* Provided records
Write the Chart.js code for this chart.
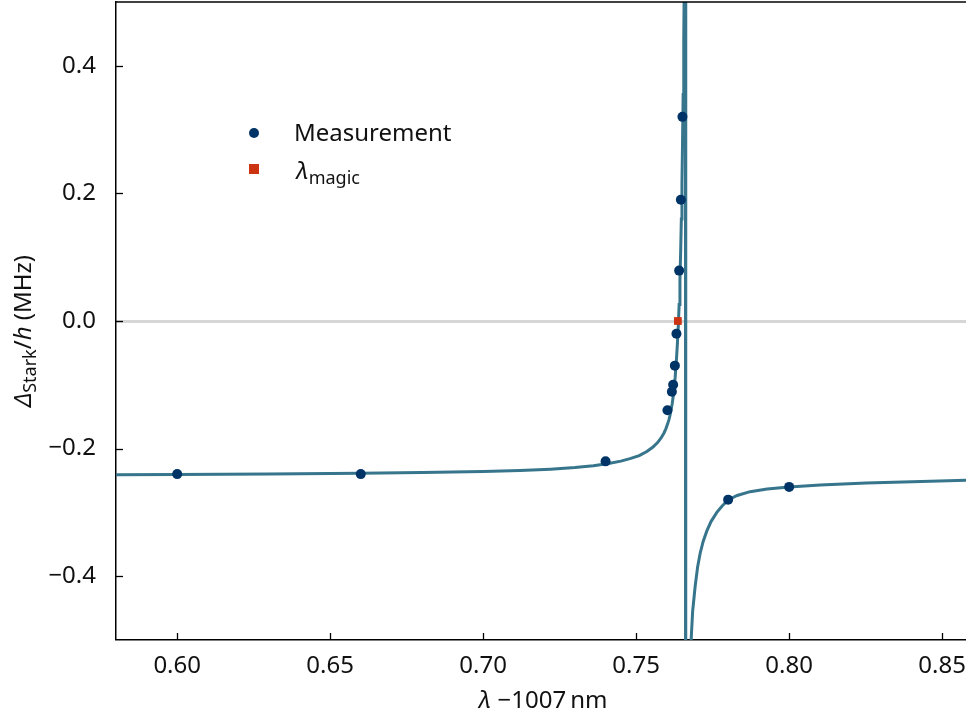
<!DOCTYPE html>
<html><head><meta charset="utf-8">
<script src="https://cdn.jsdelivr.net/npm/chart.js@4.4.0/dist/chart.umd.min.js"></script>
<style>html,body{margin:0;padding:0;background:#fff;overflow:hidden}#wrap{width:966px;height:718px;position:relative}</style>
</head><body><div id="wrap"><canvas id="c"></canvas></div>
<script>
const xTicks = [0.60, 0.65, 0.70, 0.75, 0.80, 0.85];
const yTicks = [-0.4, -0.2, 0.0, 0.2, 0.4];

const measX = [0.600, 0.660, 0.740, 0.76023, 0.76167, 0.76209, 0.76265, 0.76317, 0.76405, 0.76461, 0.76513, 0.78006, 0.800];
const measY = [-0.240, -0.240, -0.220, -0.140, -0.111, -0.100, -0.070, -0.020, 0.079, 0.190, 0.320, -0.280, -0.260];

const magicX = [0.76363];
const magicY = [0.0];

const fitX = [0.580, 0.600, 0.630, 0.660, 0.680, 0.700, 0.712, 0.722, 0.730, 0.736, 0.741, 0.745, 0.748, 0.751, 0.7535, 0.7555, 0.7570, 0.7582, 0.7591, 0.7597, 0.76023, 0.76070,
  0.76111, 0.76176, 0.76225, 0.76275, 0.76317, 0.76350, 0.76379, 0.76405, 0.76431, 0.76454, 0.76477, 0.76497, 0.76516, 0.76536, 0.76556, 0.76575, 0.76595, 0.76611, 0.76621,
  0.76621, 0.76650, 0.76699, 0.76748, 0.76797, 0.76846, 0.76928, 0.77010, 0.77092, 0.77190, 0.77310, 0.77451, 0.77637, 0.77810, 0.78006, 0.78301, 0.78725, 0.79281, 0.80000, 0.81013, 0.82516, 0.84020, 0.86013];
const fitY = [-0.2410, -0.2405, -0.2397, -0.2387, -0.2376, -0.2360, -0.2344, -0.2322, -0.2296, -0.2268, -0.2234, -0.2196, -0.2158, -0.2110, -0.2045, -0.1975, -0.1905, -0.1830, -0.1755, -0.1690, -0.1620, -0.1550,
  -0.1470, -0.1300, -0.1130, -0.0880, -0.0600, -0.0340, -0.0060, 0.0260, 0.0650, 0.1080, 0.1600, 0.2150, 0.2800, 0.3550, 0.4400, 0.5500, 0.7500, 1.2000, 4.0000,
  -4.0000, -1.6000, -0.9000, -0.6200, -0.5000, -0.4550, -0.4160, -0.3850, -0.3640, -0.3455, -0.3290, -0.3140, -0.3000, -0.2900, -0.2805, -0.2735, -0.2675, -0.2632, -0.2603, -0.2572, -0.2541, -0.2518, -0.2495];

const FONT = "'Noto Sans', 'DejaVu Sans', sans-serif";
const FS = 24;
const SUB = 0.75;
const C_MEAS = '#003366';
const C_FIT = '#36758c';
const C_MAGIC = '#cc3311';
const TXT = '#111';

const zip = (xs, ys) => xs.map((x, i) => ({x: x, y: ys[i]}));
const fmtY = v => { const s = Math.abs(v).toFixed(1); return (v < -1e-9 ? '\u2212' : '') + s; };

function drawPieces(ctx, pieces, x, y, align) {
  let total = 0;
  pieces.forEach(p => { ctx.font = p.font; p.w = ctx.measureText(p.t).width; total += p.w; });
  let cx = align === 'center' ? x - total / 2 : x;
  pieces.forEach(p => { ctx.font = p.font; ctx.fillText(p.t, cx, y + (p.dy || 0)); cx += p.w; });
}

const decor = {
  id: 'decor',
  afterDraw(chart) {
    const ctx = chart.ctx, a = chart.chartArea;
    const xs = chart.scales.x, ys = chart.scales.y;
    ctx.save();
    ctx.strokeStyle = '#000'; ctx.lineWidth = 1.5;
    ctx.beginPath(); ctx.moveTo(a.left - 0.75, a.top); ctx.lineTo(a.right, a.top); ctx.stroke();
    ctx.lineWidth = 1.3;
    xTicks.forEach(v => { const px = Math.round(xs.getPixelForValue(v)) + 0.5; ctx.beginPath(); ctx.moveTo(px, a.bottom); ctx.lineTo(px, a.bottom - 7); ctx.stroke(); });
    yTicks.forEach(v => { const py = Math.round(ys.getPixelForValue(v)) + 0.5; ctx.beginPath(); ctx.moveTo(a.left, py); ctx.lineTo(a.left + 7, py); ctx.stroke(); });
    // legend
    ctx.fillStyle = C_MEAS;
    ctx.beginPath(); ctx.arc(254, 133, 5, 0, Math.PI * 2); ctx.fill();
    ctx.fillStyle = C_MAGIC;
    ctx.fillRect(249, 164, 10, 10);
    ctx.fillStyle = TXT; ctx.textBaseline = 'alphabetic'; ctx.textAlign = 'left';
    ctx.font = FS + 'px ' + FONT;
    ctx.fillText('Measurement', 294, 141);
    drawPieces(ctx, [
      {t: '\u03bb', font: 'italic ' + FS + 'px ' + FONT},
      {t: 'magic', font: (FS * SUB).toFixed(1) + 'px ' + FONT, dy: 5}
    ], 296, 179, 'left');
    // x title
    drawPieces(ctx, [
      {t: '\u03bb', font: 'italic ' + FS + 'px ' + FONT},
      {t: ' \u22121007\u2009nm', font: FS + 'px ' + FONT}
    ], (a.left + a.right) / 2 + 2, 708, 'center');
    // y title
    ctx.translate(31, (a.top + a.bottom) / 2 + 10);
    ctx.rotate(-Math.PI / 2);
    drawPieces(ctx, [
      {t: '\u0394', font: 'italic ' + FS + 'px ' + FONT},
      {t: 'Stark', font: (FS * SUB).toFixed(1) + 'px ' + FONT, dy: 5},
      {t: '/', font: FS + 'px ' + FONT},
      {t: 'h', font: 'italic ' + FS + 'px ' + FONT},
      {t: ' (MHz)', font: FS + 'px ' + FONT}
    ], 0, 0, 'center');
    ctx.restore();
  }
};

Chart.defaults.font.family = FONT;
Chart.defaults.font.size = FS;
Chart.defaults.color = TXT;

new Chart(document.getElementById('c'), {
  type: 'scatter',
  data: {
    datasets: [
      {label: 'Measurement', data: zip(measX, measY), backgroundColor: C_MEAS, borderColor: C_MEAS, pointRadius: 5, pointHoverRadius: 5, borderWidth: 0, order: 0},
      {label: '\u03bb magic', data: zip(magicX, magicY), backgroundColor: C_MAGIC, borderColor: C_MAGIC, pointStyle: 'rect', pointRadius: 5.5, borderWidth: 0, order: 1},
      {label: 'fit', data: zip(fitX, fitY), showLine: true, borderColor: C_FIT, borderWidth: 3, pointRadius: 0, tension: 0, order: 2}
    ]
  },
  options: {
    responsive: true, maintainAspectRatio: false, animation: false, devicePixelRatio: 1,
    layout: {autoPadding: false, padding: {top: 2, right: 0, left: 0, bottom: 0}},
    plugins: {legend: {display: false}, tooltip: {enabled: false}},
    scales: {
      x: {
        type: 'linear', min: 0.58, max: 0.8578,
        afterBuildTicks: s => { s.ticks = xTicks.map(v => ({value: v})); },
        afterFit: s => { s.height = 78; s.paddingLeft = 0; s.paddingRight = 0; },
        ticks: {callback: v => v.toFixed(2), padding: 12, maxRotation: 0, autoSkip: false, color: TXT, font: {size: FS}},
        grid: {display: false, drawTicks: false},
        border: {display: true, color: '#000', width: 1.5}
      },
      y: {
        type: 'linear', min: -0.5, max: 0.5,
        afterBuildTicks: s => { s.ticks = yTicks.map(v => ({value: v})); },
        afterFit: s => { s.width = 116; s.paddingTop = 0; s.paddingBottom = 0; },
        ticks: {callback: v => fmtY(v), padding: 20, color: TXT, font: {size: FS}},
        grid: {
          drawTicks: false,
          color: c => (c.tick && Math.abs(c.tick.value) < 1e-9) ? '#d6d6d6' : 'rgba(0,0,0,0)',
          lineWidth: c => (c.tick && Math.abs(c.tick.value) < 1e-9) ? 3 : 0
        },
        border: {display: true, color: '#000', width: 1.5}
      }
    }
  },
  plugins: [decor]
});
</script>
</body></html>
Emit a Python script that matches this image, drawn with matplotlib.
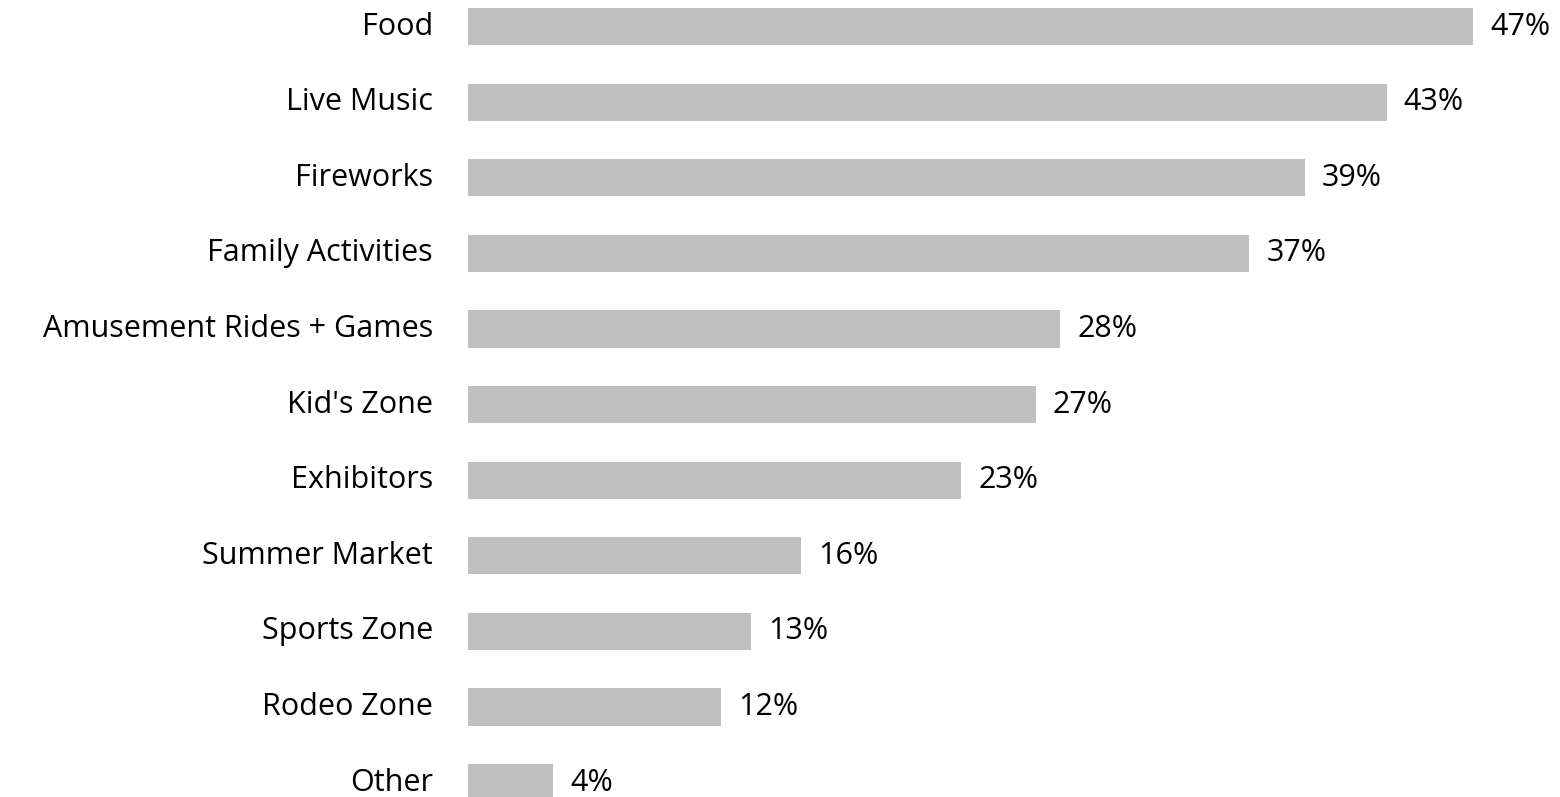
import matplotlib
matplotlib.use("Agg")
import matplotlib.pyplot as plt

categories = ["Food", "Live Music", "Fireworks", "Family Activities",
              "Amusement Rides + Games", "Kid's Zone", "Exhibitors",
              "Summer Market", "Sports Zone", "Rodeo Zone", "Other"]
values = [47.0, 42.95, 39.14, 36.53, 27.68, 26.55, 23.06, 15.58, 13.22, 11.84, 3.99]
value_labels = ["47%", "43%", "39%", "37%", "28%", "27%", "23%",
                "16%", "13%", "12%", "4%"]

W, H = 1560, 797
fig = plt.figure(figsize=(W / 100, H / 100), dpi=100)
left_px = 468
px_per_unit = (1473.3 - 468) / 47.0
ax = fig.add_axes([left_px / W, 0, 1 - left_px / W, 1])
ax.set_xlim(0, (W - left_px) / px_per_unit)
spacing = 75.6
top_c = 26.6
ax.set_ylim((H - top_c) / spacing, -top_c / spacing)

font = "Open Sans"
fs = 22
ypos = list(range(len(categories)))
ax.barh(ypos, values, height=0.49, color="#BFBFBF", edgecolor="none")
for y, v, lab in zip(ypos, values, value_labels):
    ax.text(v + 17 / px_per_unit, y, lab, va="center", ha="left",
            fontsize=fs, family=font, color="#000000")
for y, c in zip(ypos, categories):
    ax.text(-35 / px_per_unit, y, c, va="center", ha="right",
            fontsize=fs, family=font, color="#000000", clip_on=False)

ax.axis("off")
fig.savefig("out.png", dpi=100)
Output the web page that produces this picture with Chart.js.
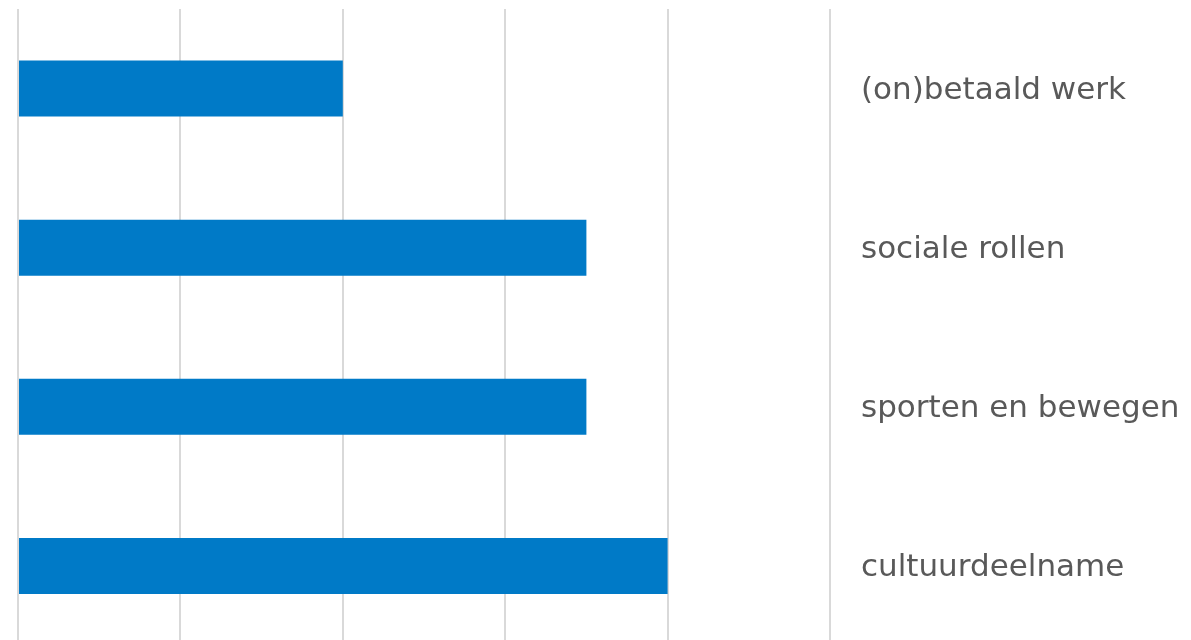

* Goal
Write down every line from the opening of the listing to the line with "const TXT = '#111';", both included, and nothing else; the pictures are omitted.

* Written answer
Write the Chart.js code for this chart.
<!DOCTYPE html>
<html><head><meta charset="utf-8">
<script src="https://cdn.jsdelivr.net/npm/chart.js@4.4.0/dist/chart.umd.min.js"></script>
<style>html,body{margin:0;padding:0;background:#fff;overflow:hidden}#wrap{width:966px;height:718px;position:relative}</style>
</head><body><div id="wrap"><canvas id="c"></canvas></div>
<script>
const xTicks = [0.60, 0.65, 0.70, 0.75, 0.80, 0.85];
const yTicks = [-0.4, -0.2, 0.0, 0.2, 0.4];

const measX = [0.600, 0.660, 0.740, 0.76023, 0.76167, 0.76209, 0.76265, 0.76317, 0.76405, 0.76461, 0.76513, 0.78006, 0.800];
const measY = [-0.240, -0.240, -0.220, -0.140, -0.111, -0.100, -0.070, -0.020, 0.079, 0.190, 0.320, -0.280, -0.260];

const magicX = [0.76363];
const magicY = [0.0];

const fitX = [0.580, 0.600, 0.630, 0.660, 0.680, 0.700, 0.712, 0.722, 0.730, 0.736, 0.741, 0.745, 0.748, 0.751, 0.7535, 0.7555, 0.7570, 0.7582, 0.7591, 0.7597, 0.76023, 0.76070,
  0.76111, 0.76176, 0.76225, 0.76275, 0.76317, 0.76350, 0.76379, 0.76405, 0.76431, 0.76454, 0.76477, 0.76497, 0.76516, 0.76536, 0.76556, 0.76575, 0.76595, 0.76611, 0.76621,
  0.76621, 0.76650, 0.76699, 0.76748, 0.76797, 0.76846, 0.76928, 0.77010, 0.77092, 0.77190, 0.77310, 0.77451, 0.77637, 0.77810, 0.78006, 0.78301, 0.78725, 0.79281, 0.80000, 0.81013, 0.82516, 0.84020, 0.86013];
const fitY = [-0.2410, -0.2405, -0.2397, -0.2387, -0.2376, -0.2360, -0.2344, -0.2322, -0.2296, -0.2268, -0.2234, -0.2196, -0.2158, -0.2110, -0.2045, -0.1975, -0.1905, -0.1830, -0.1755, -0.1690, -0.1620, -0.1550,
  -0.1470, -0.1300, -0.1130, -0.0880, -0.0600, -0.0340, -0.0060, 0.0260, 0.0650, 0.1080, 0.1600, 0.2150, 0.2800, 0.3550, 0.4400, 0.5500, 0.7500, 1.2000, 4.0000,
  -4.0000, -1.6000, -0.9000, -0.6200, -0.5000, -0.4550, -0.4160, -0.3850, -0.3640, -0.3455, -0.3290, -0.3140, -0.3000, -0.2900, -0.2805, -0.2735, -0.2675, -0.2632, -0.2603, -0.2572, -0.2541, -0.2518, -0.2495];

const FONT = "'Noto Sans', 'DejaVu Sans', sans-serif";
const FS = 24;
const SUB = 0.75;
const C_MEAS = '#003366';
const C_FIT = '#36758c';
const C_MAGIC = '#cc3311';
const TXT = '#111';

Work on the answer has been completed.